Electronics contract manufacturer Pegatron Corp (和碩) said yesterday it expected its performance to gradually improve in the coming months after it posted lower-than-expected profits in the first quarter.
“Our operations should improve quarter by quarter and things will get better between August and October this year as the outlook improves in the second half of the year,” Pegatron chairman Tung Tsu-hsien (童子賢) said on the sidelines of an event to promote family-friendly working environments.
The Taipei-based company on Wednesday last week reported first-quarter profit of NT$1.51 billion (US$39.9 million), down 35 percent from the previous quarter, and a record low gross margin of 1.8 percent.
It attributed the disappointing results to weak demand from new customers and higher labor and component costs.
Tung said the results also reflected uncertainty over Pegatron’s positioning since it was spun off from Asustek Computer Inc (華碩) in late 2009, with potential clients worried it would not be able to make a clean break from the world’s sixth-largest PC brand.

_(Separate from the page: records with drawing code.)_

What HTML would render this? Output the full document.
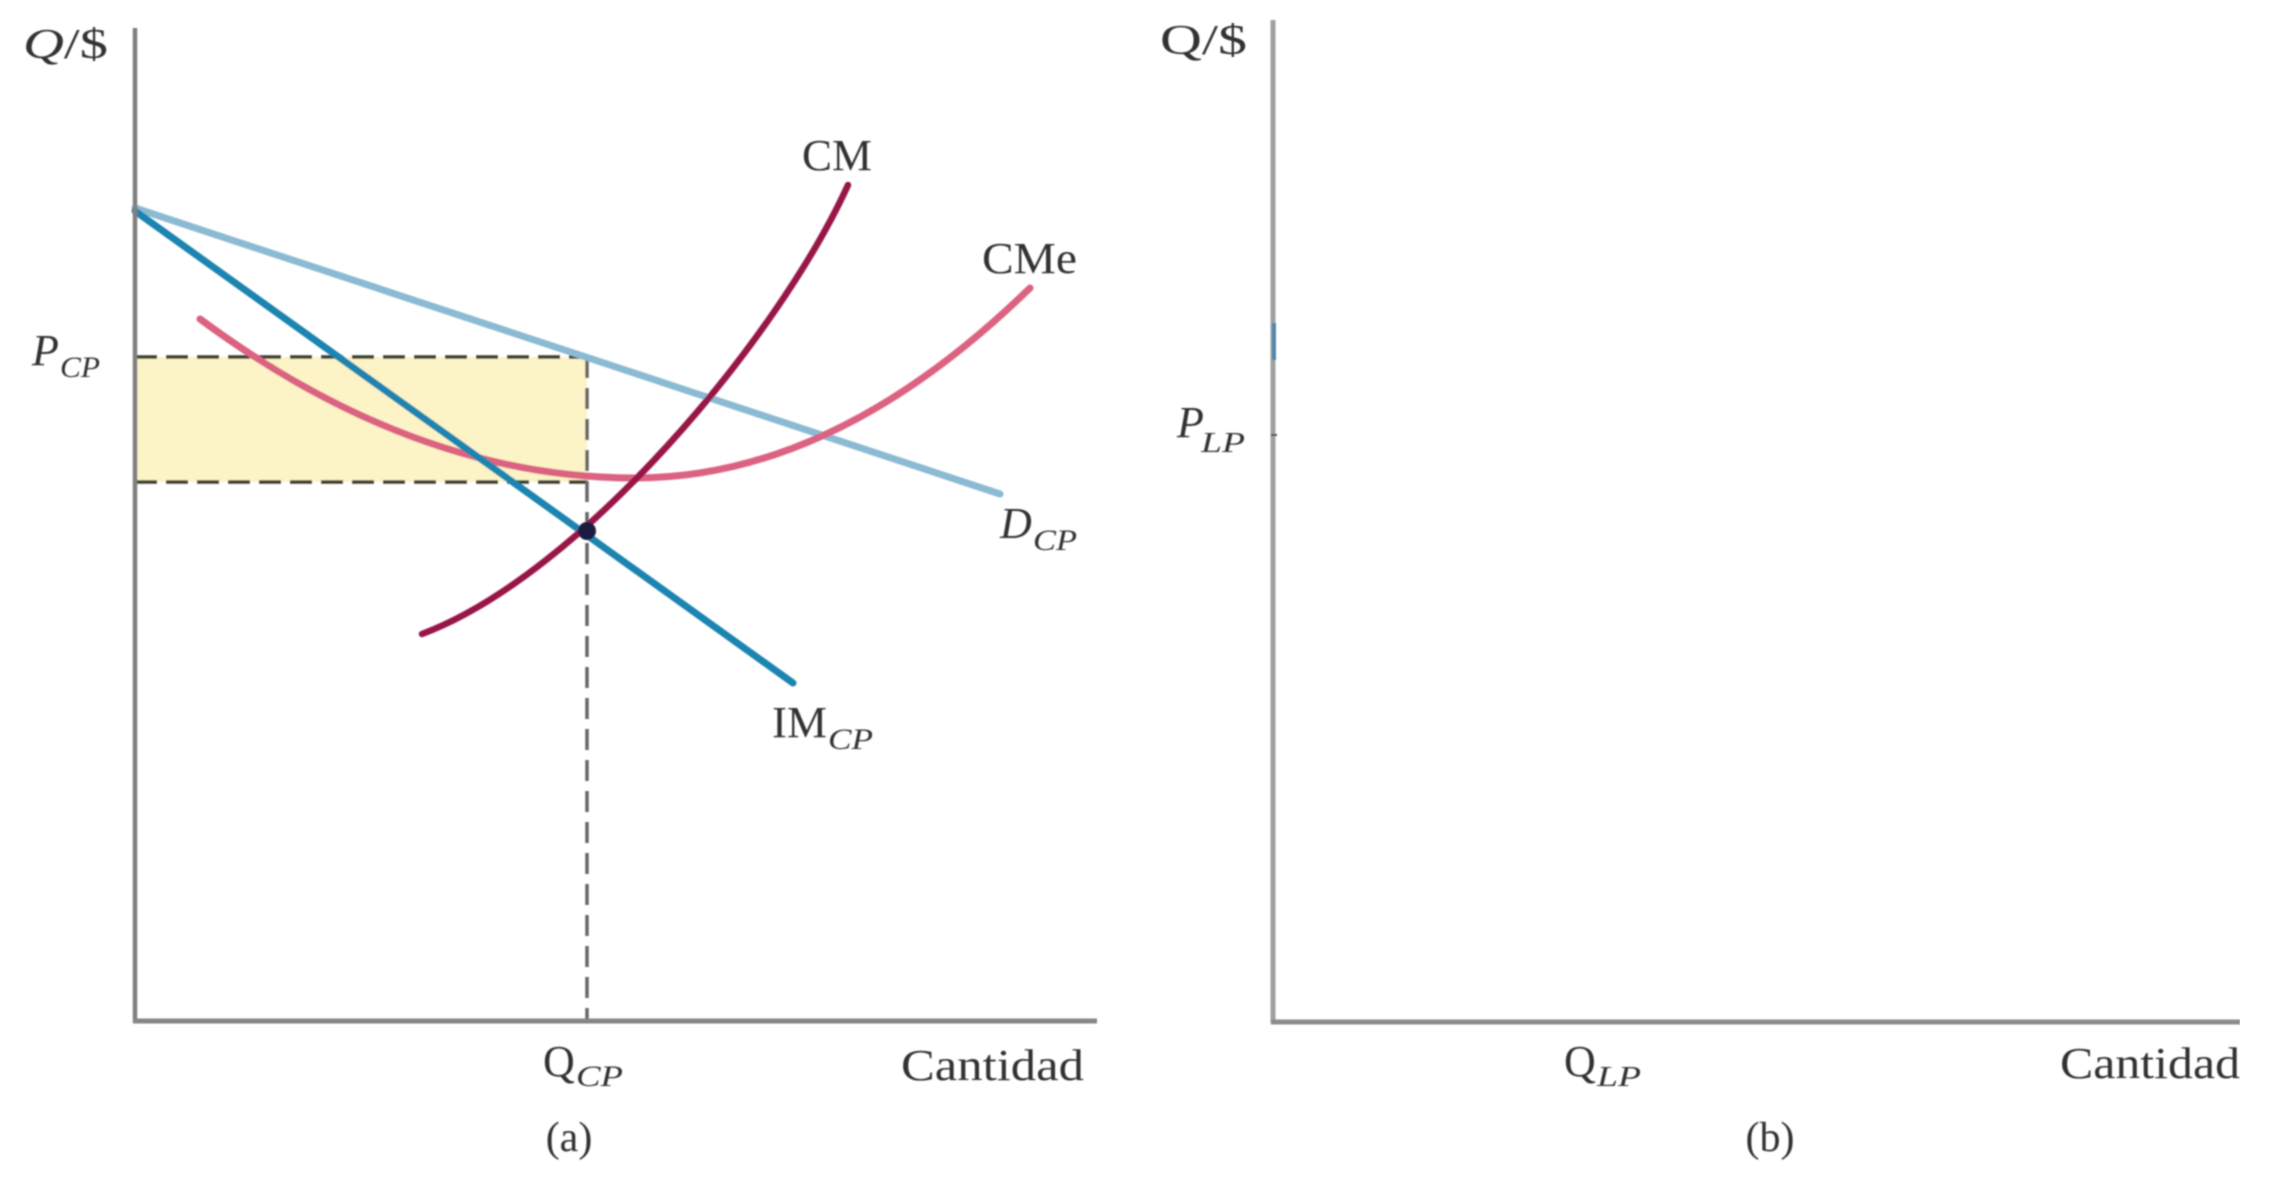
<!DOCTYPE html>
<html>
<head>
<meta charset="utf-8">
<style>
  html, body { margin: 0; padding: 0; background: #ffffff; }
  svg { display: block; }
  text { font-family: "Liberation Serif", serif; fill: #333333; }
</style>
</head>
<body>
<svg width="2274" height="1182" viewBox="0 0 2274 1182" xmlns="http://www.w3.org/2000/svg">
  <rect x="0" y="0" width="2274" height="1182" fill="#ffffff"/>
  <defs>
    <filter id="soft" x="0" y="0" width="100%" height="100%">
      <feGaussianBlur stdDeviation="0.8"/>
    </filter>
  </defs>
  <g filter="url(#soft)">

  <!-- ===== Panel (a) ===== -->
  <!-- profit rectangle -->
  <rect x="137" y="357" width="450" height="125" fill="#fcf3c6"/>

  <!-- dashed guides -->
  <line x1="135" y1="357" x2="587" y2="357" stroke="#3e3d33" stroke-width="3.5" stroke-dasharray="22 9"/>
  <line x1="135" y1="482" x2="587" y2="482" stroke="#3e3d33" stroke-width="3.5" stroke-dasharray="22 9"/>
  <line x1="587" y1="357" x2="587" y2="1020" stroke="#666666" stroke-width="3.5" stroke-dasharray="21 10"/>

  <!-- Demand D_CP -->
  <line x1="135" y1="208" x2="1000" y2="494" stroke="#8bbad3" stroke-width="7" stroke-linecap="round"/>

  <!-- CMe (average cost) -->
  <path d="M200,319 Q415,478 635,478 Q835,478 1030,288" fill="none" stroke="#dc6281" stroke-width="7" stroke-linecap="round"/>

  <!-- IM_CP (marginal revenue) -->
  <line x1="135" y1="211" x2="793" y2="683" stroke="#1a84b0" stroke-width="7" stroke-linecap="round"/>

  <!-- CM (marginal cost) -->
  <path d="M422,634 C580,575 778,339 848,185" fill="none" stroke="#981446" stroke-width="6.5" stroke-linecap="round"/>

  <!-- equilibrium dot -->
  <circle cx="587" cy="531" r="9" fill="#1b1b42"/>

  <!-- axes (a) -->
  <line x1="135" y1="28" x2="135" y2="1022" stroke="#7f7f7f" stroke-width="4.5"/>
  <line x1="133" y1="1021" x2="1097" y2="1021" stroke="#868686" stroke-width="5"/>

  <!-- labels (a) -->
  <text x="23" y="58" font-size="42" textLength="85" lengthAdjust="spacingAndGlyphs"><tspan font-style="italic">Q</tspan>/$</text>
  <text x="32" y="365" font-size="44" font-style="italic">P</text>
  <text x="60" y="377" font-size="30" font-style="italic" textLength="40" lengthAdjust="spacingAndGlyphs">CP</text>

  <text x="802" y="170" font-size="44" textLength="70" lengthAdjust="spacingAndGlyphs">CM</text>
  <text x="982" y="273" font-size="44" textLength="95" lengthAdjust="spacingAndGlyphs">CMe</text>

  <text x="1000" y="538" font-size="44" font-style="italic">D</text>
  <text x="1033" y="550" font-size="30" font-style="italic" textLength="44" lengthAdjust="spacingAndGlyphs">CP</text>

  <text x="772" y="737" font-size="44" textLength="55" lengthAdjust="spacingAndGlyphs">IM</text>
  <text x="828" y="749" font-size="30" font-style="italic" textLength="45" lengthAdjust="spacingAndGlyphs">CP</text>

  <text x="543" y="1076" font-size="44">Q</text>
  <text x="576" y="1086" font-size="30" font-style="italic" textLength="47" lengthAdjust="spacingAndGlyphs">CP</text>

  <text x="901" y="1080" font-size="44" textLength="183" lengthAdjust="spacingAndGlyphs">Cantidad</text>
  <text x="569" y="1151" font-size="42" text-anchor="middle">(a)</text>

  <!-- ===== Panel (b) ===== -->
  <line x1="1273" y1="20" x2="1273" y2="1023" stroke="#a0a0a0" stroke-width="5"/>
  <line x1="1271" y1="1022" x2="2240" y2="1022" stroke="#8c8c8c" stroke-width="5"/>
  <!-- small blue mark on axis -->
  <line x1="1274" y1="323" x2="1274" y2="360" stroke="#4f87ad" stroke-width="4"/>
  <line x1="1271" y1="435" x2="1277" y2="435" stroke="#555555" stroke-width="2"/>

  <text x="1160" y="54" font-size="42" textLength="87" lengthAdjust="spacingAndGlyphs">Q/$</text>
  <text x="1177" y="437" font-size="44" font-style="italic">P</text>
  <text x="1201" y="452" font-size="28" font-style="italic" textLength="44" lengthAdjust="spacingAndGlyphs">LP</text>

  <text x="1564" y="1076" font-size="44">Q</text>
  <text x="1597" y="1086" font-size="28" font-style="italic" textLength="44" lengthAdjust="spacingAndGlyphs">LP</text>

  <text x="2060" y="1078" font-size="44" textLength="180" lengthAdjust="spacingAndGlyphs">Cantidad</text>
  <text x="1770" y="1151" font-size="42" text-anchor="middle">(b)</text>
  </g>
</svg>
</body>
</html>
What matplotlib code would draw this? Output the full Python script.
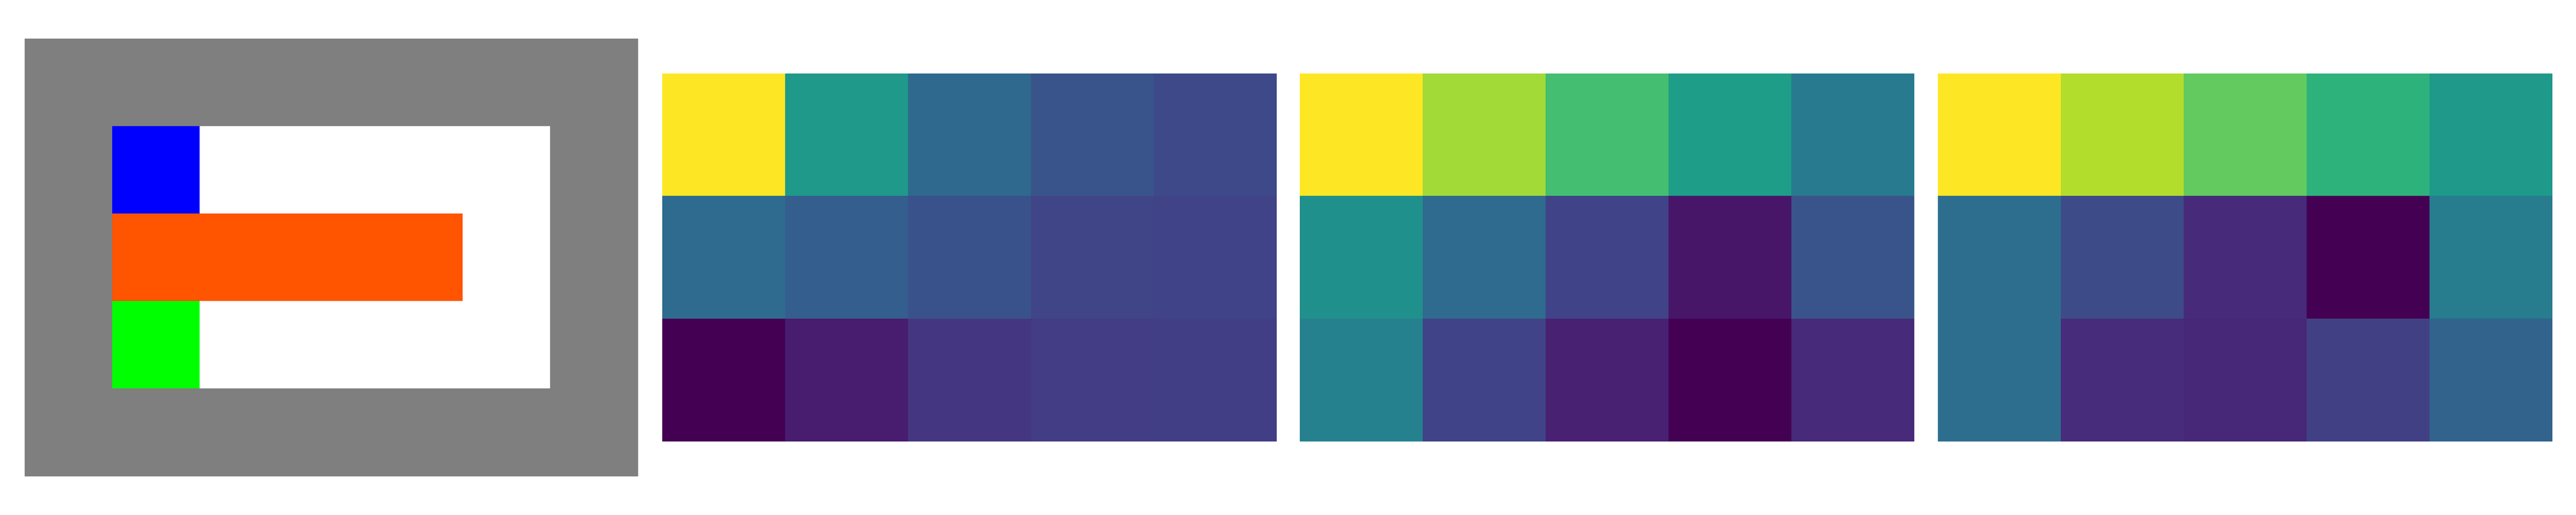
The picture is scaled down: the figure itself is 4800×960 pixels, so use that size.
import matplotlib
matplotlib.use("Agg")
import matplotlib.pyplot as plt
import numpy as np

# Panel 1: colour image, 5 rows x 7 columns of colour keys
GRAY = (0.5, 0.5, 0.5)
WHITE = (1.0, 1.0, 1.0)
BLUE = (0.0, 0.0, 1.0)
ORANGE = (1.0, 0.333, 0.0)
GREEN = (0.0, 1.0, 0.0)
image_rows = [
    [GRAY, GRAY, GRAY, GRAY, GRAY, GRAY, GRAY],
    [GRAY, BLUE, WHITE, WHITE, WHITE, WHITE, GRAY],
    [GRAY, ORANGE, ORANGE, ORANGE, ORANGE, WHITE, GRAY],
    [GRAY, GREEN, WHITE, WHITE, WHITE, WHITE, GRAY],
    [GRAY, GRAY, GRAY, GRAY, GRAY, GRAY, GRAY],
]

heat_a = [
    [1.00, 0.54, 0.34, 0.26, 0.22],
    [0.35, 0.30, 0.25, 0.21, 0.20],
    [0.00, 0.08, 0.16, 0.18, 0.185],
]
heat_b = [
    [1.00, 0.86, 0.70, 0.56, 0.41],
    [0.50, 0.35, 0.20, 0.06, 0.26],
    [0.44, 0.20, 0.09, 0.00, 0.12],
]
heat_c = [
    [1.00, 0.885, 0.76, 0.645, 0.54],
    [0.36, 0.23, 0.12, 0.00, 0.42],
    [0.36, 0.125, 0.11, 0.19, 0.32],
]

fig, axs = plt.subplots(1, 4, figsize=(48, 9.6), dpi=100)
plt.subplots_adjust(left=45 / 4800, right=4755 / 4800, bottom=0.075, top=0.925, wspace=0.039)

axs[0].imshow(np.array(image_rows), interpolation="nearest")
for ax, data in zip(axs[1:], [heat_a, heat_b, heat_c]):
    ax.imshow(np.array(data), cmap="viridis", vmin=0, vmax=1, interpolation="nearest")

for ax in axs:
    ax.axis("off")

fig.savefig("out.png", dpi=100)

That has made it more difficult for Pegatron to vie for orders from other PC vendors, Tung said.
Tung hopes investors can give Pegatron more time because the company plans to launch a diverse lineup of products that will establish it as a broad-based manufacturer similar to US-based technology company 3M Co.
It expects to produce a range of goods from electronics and communications products to precision machinery, Tung said.